The Ultimate Showdown: Why Synthetic Data Triumphs Over De-identification (6/25)

by Admin_Azoo 25 Jun 2024

The Ultimate Showdown: Why Synthetic Data Triumphs Over De-identification (6/25)

In the modern era of data-centric enterprises, ensuring data security and privacy has become a paramount concern. Two prominent methods have emerged in this field: de-identification and the use of synthetic data. While both techniques have a goal to protect sensitive information, synthetic data offers distinct advantages over traditional de-identification methods. This blog post talks about the differences between these approaches and highlights why synthetic data might be the superior choice for your company’s data security needs.

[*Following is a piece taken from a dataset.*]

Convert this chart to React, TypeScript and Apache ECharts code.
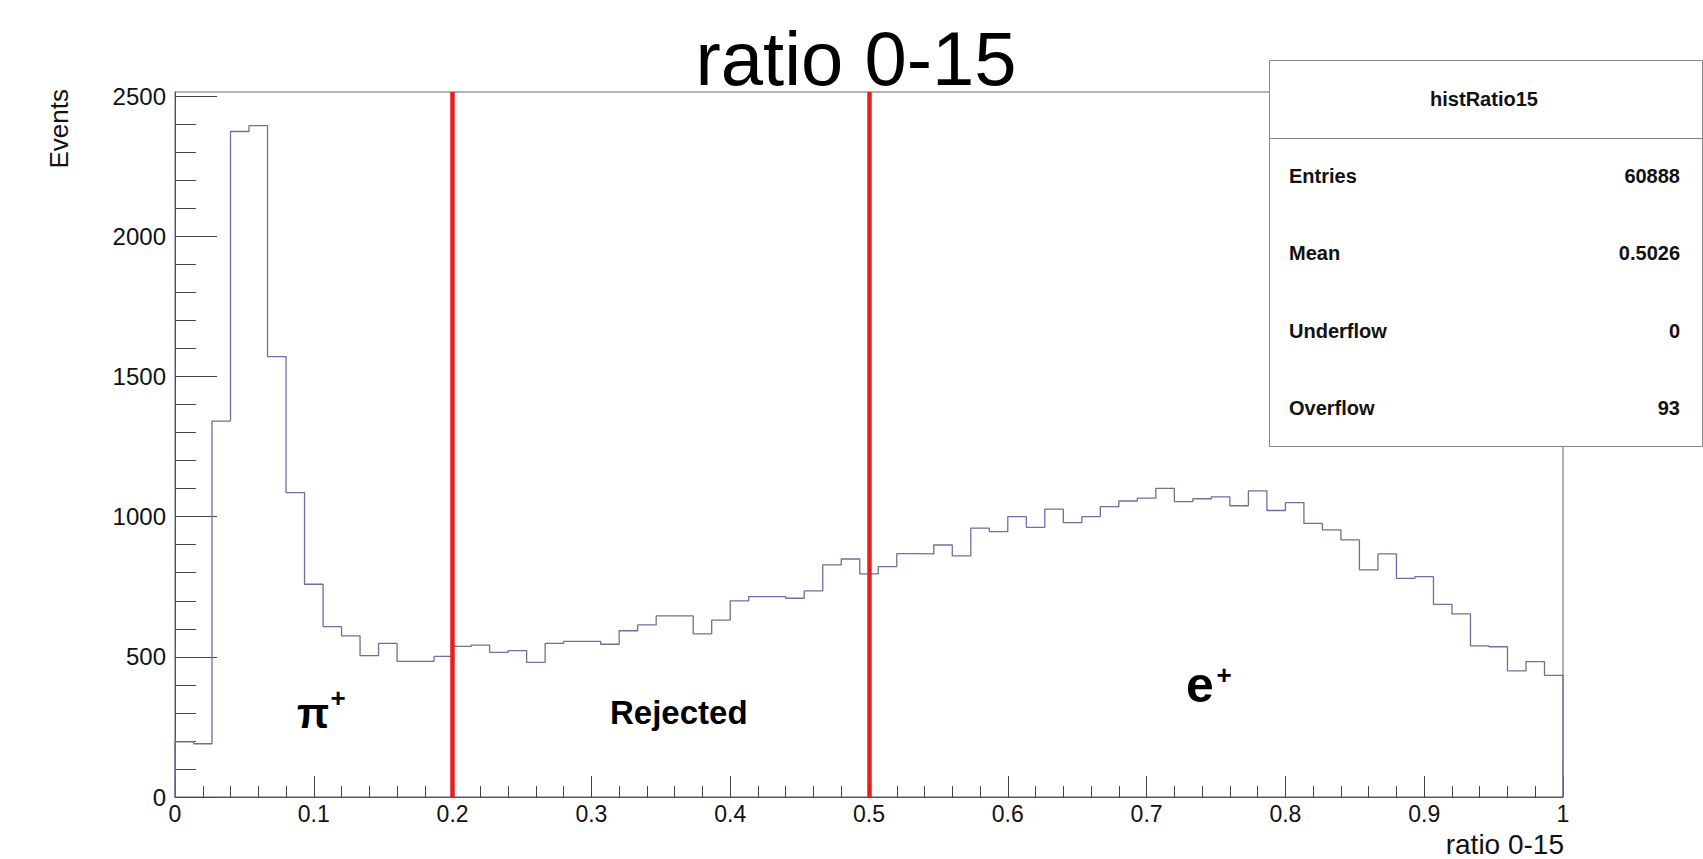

Understanding De-identification

De-identification involves the remove or replace of personal identifiers from datasets to prevent the identification of individuals. This process typically includes the suppression, generalization, and masking of sensitive information. The goal is to retain data utility while minimizing the risk of re-identification. However, several challenges and limitations arise with de-identification:

Residual Risk of Re-identification: Despite the best efforts, de-identified data can sometimes be re-identified, especially when combined with other datasets. Advances in data analytics have made it increasingly possible to cross-reference data and identify individuals.
Data Utility Loss: The process of de-identification often results in the loss of valuable information, which can reduce the data’s utility for analytical purposes. This trade-off between privacy and data utility can hinder insights and decision-making.
Complexity and Compliance: De-identification is a complex process that requires continuous monitoring and updating to stay compliant with evolving privacy regulations. Ensuring that all datasets remain effectively de-identified over time can be resource-intensive and challenging.

The Power of Synthetic Data

Synthetic data is artificially generated data that mimics the statistical properties of real-world data. Unlike de-identification, it does not contain any actual personal information, making it inherently privacy-preserving. Here are several reasons why it offers a superior solution:

Zero Risk of Re-identification: Since synthetic data does not contain real personal identifiers, the risk of re-identification is eliminated. This provides a robust layer of security, ensuring that individual privacy is maintained without the need for constant updates.
High Data Utility: It can be made to maintain the same statistical properties as the original data, preserving its utility for analysis, testing, and training machine learning models. This allows businesses to derive meaningful insights without compromising on privacy.
Regulatory Compliance: It inherently complies with data privacy regulations such as GDPR, CCPA, and HIPAA. As it contains no real personal information, organizations can use it freely across borders and different regulatory environments, simplifying compliance and reducing legal risks.
Cost-Effectiveness and Scalability: Generating synthetic data can be more cost-effective and scalable compared to the ongoing efforts required for de-identification. Once a synthetic data generation pipeline is established, it can be used to produce an unlimited amount of data without the need for repetitive privacy assessments.
Innovation and Testing: Synthetic data enables companies to experiment and innovate without the constraints of privacy concerns. Developers and researchers can test new algorithms, conduct simulations, and explore data-driven solutions with greater freedom and creativity.

Conclusion

While de-identification has served as a traditional method for data privacy, the emergence of synthetic data presents a more secure, efficient, and versatile alternative. It doesn’t only mitigates the risks associated with re-identification but also preserves data utility and simplifies regulatory compliance. For companies looking to enhance their data security measures, synthetic data offers a promising path forward.

Adopting synthetic data can revolutionize your approach to data privacy, providing a robust foundation for innovation and growth in an increasingly data-driven world. Consider integrating synthetic data into your data strategy to unlock new opportunities while safeguarding the privacy of individuals.